Compact hydroxamate affinity tags for purifying biomolecules

Researchers at Stanford have developed hydroxamate-based affinity tags with size and cost advantages for studying macromolecules. Affinity tags are commonly used to isolate and purify proteins, lipids, polysaccharides and other molecules of interest from a background of contaminating material. The new hydroxamate tags bind selectively and reversibly to ytterbium metal ions, enabling immobilized metal affinity chromatography (IMAC) using reusable, commercially available resins.

Hydroxamate tags have several advantages relative to other affinity strategies such as biotin-streptavidin binding or alkyne functionalization. In particular, they enable reversible binding with a pH-based elution of bound material, producing pure samples for downstream analysis with high yield and specificity. In addition, hydroxamate tags are compact (60 Da), bio-orthogonal, and highly soluble in aqueous solutions. Because the hydroxamate-ytterbium interaction is distinct from other common binding modes, hydroxamate tags can be used in parallel with biotin tags, for example, in situations requiring multiple orthogonal affinity tags.

Related Technologies:
Stanford docket S19-004 – describing an ultra-sensitive, in vivo protein footprinting technique using thiol alkylating agents.

Stanford docket S19-005 – describing improved tags for separating crosslinked peptides for mass spectrometry.

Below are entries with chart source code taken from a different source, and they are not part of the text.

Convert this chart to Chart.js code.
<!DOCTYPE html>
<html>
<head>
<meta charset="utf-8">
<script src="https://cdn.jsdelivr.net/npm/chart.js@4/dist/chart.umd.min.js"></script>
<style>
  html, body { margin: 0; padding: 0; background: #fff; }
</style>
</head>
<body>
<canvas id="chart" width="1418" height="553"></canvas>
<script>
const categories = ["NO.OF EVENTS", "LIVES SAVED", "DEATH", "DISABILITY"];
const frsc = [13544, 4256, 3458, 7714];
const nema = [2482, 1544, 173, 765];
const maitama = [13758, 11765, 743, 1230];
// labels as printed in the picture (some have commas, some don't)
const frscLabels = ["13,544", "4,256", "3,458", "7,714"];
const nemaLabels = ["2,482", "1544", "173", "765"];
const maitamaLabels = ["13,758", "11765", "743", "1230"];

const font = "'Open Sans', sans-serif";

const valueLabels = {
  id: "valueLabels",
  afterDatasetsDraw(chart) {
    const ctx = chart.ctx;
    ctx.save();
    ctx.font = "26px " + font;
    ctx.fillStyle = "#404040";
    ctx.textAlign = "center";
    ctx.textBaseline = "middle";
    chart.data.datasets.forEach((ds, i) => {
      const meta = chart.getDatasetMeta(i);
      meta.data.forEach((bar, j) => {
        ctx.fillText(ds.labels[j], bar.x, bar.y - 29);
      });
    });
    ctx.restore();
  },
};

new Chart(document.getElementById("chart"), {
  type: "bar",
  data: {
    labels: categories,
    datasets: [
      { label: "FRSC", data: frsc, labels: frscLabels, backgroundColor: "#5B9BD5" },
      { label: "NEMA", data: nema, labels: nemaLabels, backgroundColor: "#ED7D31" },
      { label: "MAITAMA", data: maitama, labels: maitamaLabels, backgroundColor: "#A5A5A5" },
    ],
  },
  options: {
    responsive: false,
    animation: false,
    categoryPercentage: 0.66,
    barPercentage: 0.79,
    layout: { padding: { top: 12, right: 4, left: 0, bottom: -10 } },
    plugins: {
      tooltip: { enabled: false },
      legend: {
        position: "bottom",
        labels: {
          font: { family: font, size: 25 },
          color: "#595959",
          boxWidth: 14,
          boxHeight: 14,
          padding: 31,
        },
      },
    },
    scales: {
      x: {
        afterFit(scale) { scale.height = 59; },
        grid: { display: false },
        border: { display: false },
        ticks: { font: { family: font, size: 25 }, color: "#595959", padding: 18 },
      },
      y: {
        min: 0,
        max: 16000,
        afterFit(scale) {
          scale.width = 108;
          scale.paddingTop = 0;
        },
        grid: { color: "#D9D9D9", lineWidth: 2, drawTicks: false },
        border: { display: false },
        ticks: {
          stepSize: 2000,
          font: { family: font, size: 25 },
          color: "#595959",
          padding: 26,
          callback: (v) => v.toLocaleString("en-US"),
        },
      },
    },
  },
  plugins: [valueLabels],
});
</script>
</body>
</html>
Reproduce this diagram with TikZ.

Stanford docket S19-007 – describing a first-of-its-kind family of protein crosslinkers that can be cleaved and easily detected by mass spectrometry.

Stage of Development
Hydroxamate affinity tags have been paired with multiple different reactive groups to label proteins at thiols or at N-termini. In one test, the new method resulted in an 86-fold improvement in fractional abundance of an affinity-tagged synthetic peptide in a complex mixture of tryptic peptides, with a 70% yield for the peptide of interest. Subjecting enriched samples to a second enrichment step improved the fractional abundance of the affinity-tagged peptide >300-fold.